Suzanne Casey, co-head of the wealth client group at Northern Trust Asset Management, said that direct indexing can “empower financial advisors to deliver personalized, transparent, and effective portfolio management” and is “becoming the default expectation among wealthier clients.”
While the marketing around direct indexing has often centered on tax-loss harvesting, the advisors in the superuser cohort cited a broader mix of benefits. Respondents highlighted ongoing tax-loss harvesting and reduced capital gains taxes alongside portfolio customization, better risk management, more transparency, and tools to manage appreciated or concentrated positions. Many also pointed to values-based screening and the ability to tailor portfolios around specific client goals.
The research frames direct indexing adoption as a four-step journey: education, assessment, trial and integration. In earlier 2024 survey work, a large share of advisors were still on the fence, going through the education and exploratory assessment stages. Another survey by global index provider FTSE Russell that year found 79% of advisor respondents from independent RIAs, broker-dealers, and asset managers still were not using direct indexing.
But by 2025, Northern Trust found 41% of superusers would have integrated direct indexing more aggressively if they were starting again, and many would have leaned harder on education resources for both clients and internal teams.

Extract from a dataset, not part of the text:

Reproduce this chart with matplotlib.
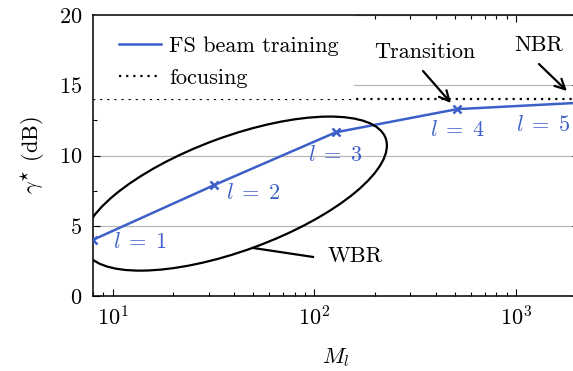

Despite some initial concerns about complexity and operational lift, superusers described the actual rollout as manageable. On average, they rated integration difficulty at 2.4 on a five-point scale, and 45% said they spend between zero and five hours per month on direct indexing once it is in place. Several advisors interviewed for the report said the strategy quickly became part of their standard workflow rather than a boutique overlay.
To be clear, the strategy is not for everyone. The research points to a typical entry point of roughly $250,000 or more in investable assets – putting them roughly in the mass affluent band of the net worth spectrum – with taxable accounts and a desire for personalization as key markers. Advisors reported the strongest traction among high earners, business owners, and clients who care about either tax efficiency, portfolio customization, values alignment, or some mix of the three.
“Direct indexing is no longer just a tax tool – it’s a transformational platform for advisors and clients alike,” said Ken Lassner, direct indexing lead product strategist at Northern Trust Asset Management. He said the research “shows how direct indexing is driving real business results for financial advisors and elevating the client experience.”